_WHAT THE TASK REQUIRES:_ Leave the pictures out, and retype all of the material exactly as written.

_INFORMATION SHOWN:_
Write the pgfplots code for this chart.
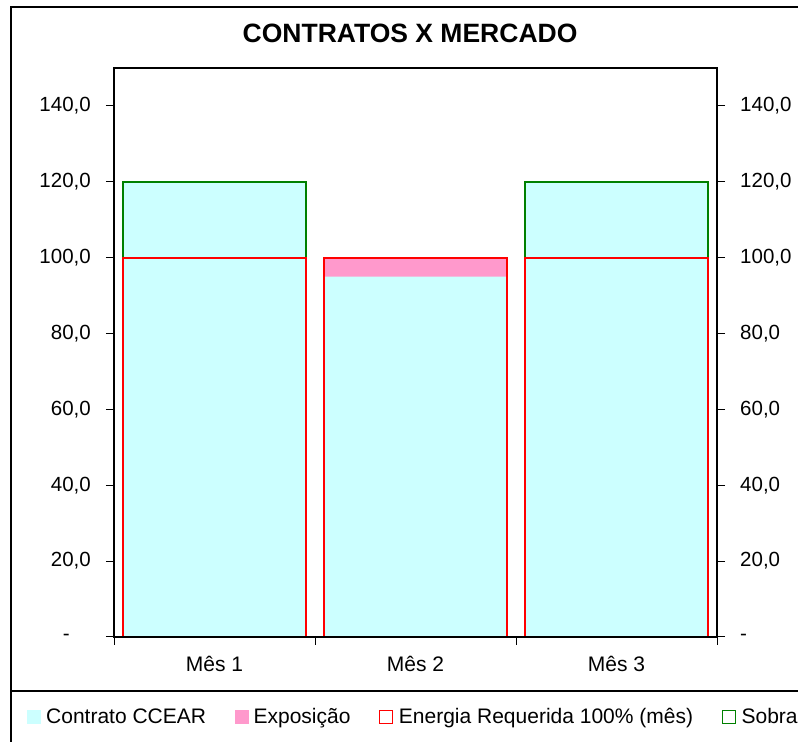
\documentclass[border=0pt]{standalone}
\usepackage{pgfplots}
\pgfplotsset{compat=1.18}
\usepackage{fontspec}
\setmainfont{Liberation Sans}
\definecolor{cyanc}{HTML}{CCFFFF}
\definecolor{pinkc}{HTML}{FF99CC}
\definecolor{redc}{HTML}{FF0000}
\definecolor{greenc}{HTML}{008000}
\pgfplotsset{common/.style={
  scale only axis, width=603bp, height=569bp,
  at={(114bp,105bp)}, anchor=south west,
  xmin=0.5, xmax=3.5, ymin=0, ymax=150,
  ytick={0,20,...,140},
  tick align=outside, major tick length=8bp,
  /pgf/number format/assume math mode=true,
  axis line style={line width=1.2bp},
  every tick/.style={line width=1bp, black},
}}
\begin{document}
\begin{tikzpicture}[font=\fontsize{21bp}{25bp}\selectfont]
\useasboundingbox (0,0) rectangle (798bp,742bp);
\clip (0,0) rectangle (798bp,742bp);
\begin{axis}[common,
  ybar, bar width=0.91,
  axis on top,
  xtick={1,2,3}, xticklabels={Mês 1,Mês 2,Mês 3},
  major x tick style={draw=none},
  minor xtick={0.5,1.5,2.5,3.5}, minor tick length=8bp,
  xtick pos=bottom, ytick pos=left,
  yticklabels={{-\hspace*{21bp}},{20,0},{40,0},{60,0},{80,0},{100,0},{120,0},{140,0}},
  yticklabel style={inner sep=0pt, xshift=-15bp, font=\fontsize{20.5bp}{24bp}\selectfont},
  xticklabel style={inner sep=0pt, yshift=-11bp},
  title={\bfseries CONTRATOS X MERCADO},
  title style={at={(0.491,1.051)}, anchor=center, font=\fontsize{26.5bp}{30bp}\selectfont\bfseries},
  legend columns=4,
  legend style={at={(-0.1443,-0.1406)}, anchor=west, draw=none, fill=none, inner sep=0pt,
    nodes={inner sep=2.5bp},
    /tikz/every odd column/.append style={column sep=3bp},
    /tikz/every even column/.append style={column sep=26bp}},
  legend image code/.code={\path[#1] (0bp,-6.5bp) rectangle (13bp,6.5bp);},
]
\addlegendimage{fill=cyanc, draw=cyanc, line width=0.5bp}
\addlegendentry{Contrato CCEAR}
\addlegendimage{fill=pinkc, draw=pinkc, line width=0.5bp}
\addlegendentry{Exposição}
\addlegendimage{fill=none, draw=redc, line width=1.5bp}
\addlegendentry{Energia Requerida 100\% (mês)}
\addlegendimage{fill=none, draw=greenc, line width=1.5bp}
\addlegendentry{Sobra}
\addplot[fill=pinkc, draw=none, bar shift=0pt, forget plot] coordinates {(2,100)};
\addplot[fill=cyanc, draw=none, bar shift=0pt, forget plot] coordinates {(1,120) (2,95) (3,120)};
\addplot[fill=none, draw=greenc, line width=2bp, bar shift=0pt, forget plot] coordinates {(1,120) (3,120)};
\addplot[fill=none, draw=redc, line width=2bp, bar shift=0pt, forget plot] coordinates {(1,100) (2,100) (3,100)};
\end{axis}
\begin{axis}[common,
  axis y line*=right, axis x line=none,
  yticklabels={{-},{20,0},{40,0},{60,0},{80,0},{100,0},{120,0},{140,0}},
  yticklabel style={inner sep=0pt, xshift=15bp, font=\fontsize{20.5bp}{24bp}\selectfont},
]
\addplot[draw=none, forget plot] coordinates {(1,0)};
\end{axis}
\draw[line width=1.2bp] (11bp,0) -- (11bp,735bp) -- (798bp,735bp);
\draw[line width=1.2bp] (11bp,51bp) -- (798bp,51bp);
\end{tikzpicture}
\end{document}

_TASK ANSWER:_
Write the pgfplots code for this chart.
\documentclass[border=0pt]{standalone}
\usepackage{pgfplots}
\pgfplotsset{compat=1.18}
\usepackage{fontspec}
\setmainfont{Liberation Sans}
\definecolor{cyanc}{HTML}{CCFFFF}
\definecolor{pinkc}{HTML}{FF99CC}
\definecolor{redc}{HTML}{FF0000}
\definecolor{greenc}{HTML}{008000}
\pgfplotsset{common/.style={
  scale only axis, width=603bp, height=569bp,
  at={(114bp,105bp)}, anchor=south west,
  xmin=0.5, xmax=3.5, ymin=0, ymax=150,
  ytick={0,20,...,140},
  tick align=outside, major tick length=8bp,
  /pgf/number format/assume math mode=true,
  axis line style={line width=1.2bp},
  every tick/.style={line width=1bp, black},
}}
\begin{document}
\begin{tikzpicture}[font=\fontsize{21bp}{25bp}\selectfont]
\useasboundingbox (0,0) rectangle (798bp,742bp);
\clip (0,0) rectangle (798bp,742bp);
\begin{axis}[common,
  ybar, bar width=0.91,
  axis on top,
  xtick={1,2,3}, xticklabels={Mês 1,Mês 2,Mês 3},
  major x tick style={draw=none},
  minor xtick={0.5,1.5,2.5,3.5}, minor tick length=8bp,
  xtick pos=bottom, ytick pos=left,
  yticklabels={{-\hspace*{21bp}},{20,0},{40,0},{60,0},{80,0},{100,0},{120,0},{140,0}},
  yticklabel style={inner sep=0pt, xshift=-15bp, font=\fontsize{20.5bp}{24bp}\selectfont},
  xticklabel style={inner sep=0pt, yshift=-11bp},
  title={\bfseries CONTRATOS X MERCADO},
  title style={at={(0.491,1.051)}, anchor=center, font=\fontsize{26.5bp}{30bp}\selectfont\bfseries},
  legend columns=4,
  legend style={at={(-0.1443,-0.1406)}, anchor=west, draw=none, fill=none, inner sep=0pt,
    nodes={inner sep=2.5bp},
    /tikz/every odd column/.append style={column sep=3bp},
    /tikz/every even column/.append style={column sep=26bp}},
  legend image code/.code={\path[#1] (0bp,-6.5bp) rectangle (13bp,6.5bp);},
]
\addlegendimage{fill=cyanc, draw=cyanc, line width=0.5bp}
\addlegendentry{Contrato CCEAR}
\addlegendimage{fill=pinkc, draw=pinkc, line width=0.5bp}
\addlegendentry{Exposição}
\addlegendimage{fill=none, draw=redc, line width=1.5bp}
\addlegendentry{Energia Requerida 100\% (mês)}
\addlegendimage{fill=none, draw=greenc, line width=1.5bp}
\addlegendentry{Sobra}
\addplot[fill=pinkc, draw=none, bar shift=0pt, forget plot] coordinates {(2,100)};
\addplot[fill=cyanc, draw=none, bar shift=0pt, forget plot] coordinates {(1,120) (2,95) (3,120)};
\addplot[fill=none, draw=greenc, line width=2bp, bar shift=0pt, forget plot] coordinates {(1,120) (3,120)};
\addplot[fill=none, draw=redc, line width=2bp, bar shift=0pt, forget plot] coordinates {(1,100) (2,100) (3,100)};
\end{axis}
\begin{axis}[common,
  axis y line*=right, axis x line=none,
  yticklabels={{-},{20,0},{40,0},{60,0},{80,0},{100,0},{120,0},{140,0}},
  yticklabel style={inner sep=0pt, xshift=15bp, font=\fontsize{20.5bp}{24bp}\selectfont},
]
\addplot[draw=none, forget plot] coordinates {(1,0)};
\end{axis}
\draw[line width=1.2bp] (11bp,0) -- (11bp,735bp) -- (798bp,735bp);
\draw[line width=1.2bp] (11bp,51bp) -- (798bp,51bp);
\end{tikzpicture}
\end{document}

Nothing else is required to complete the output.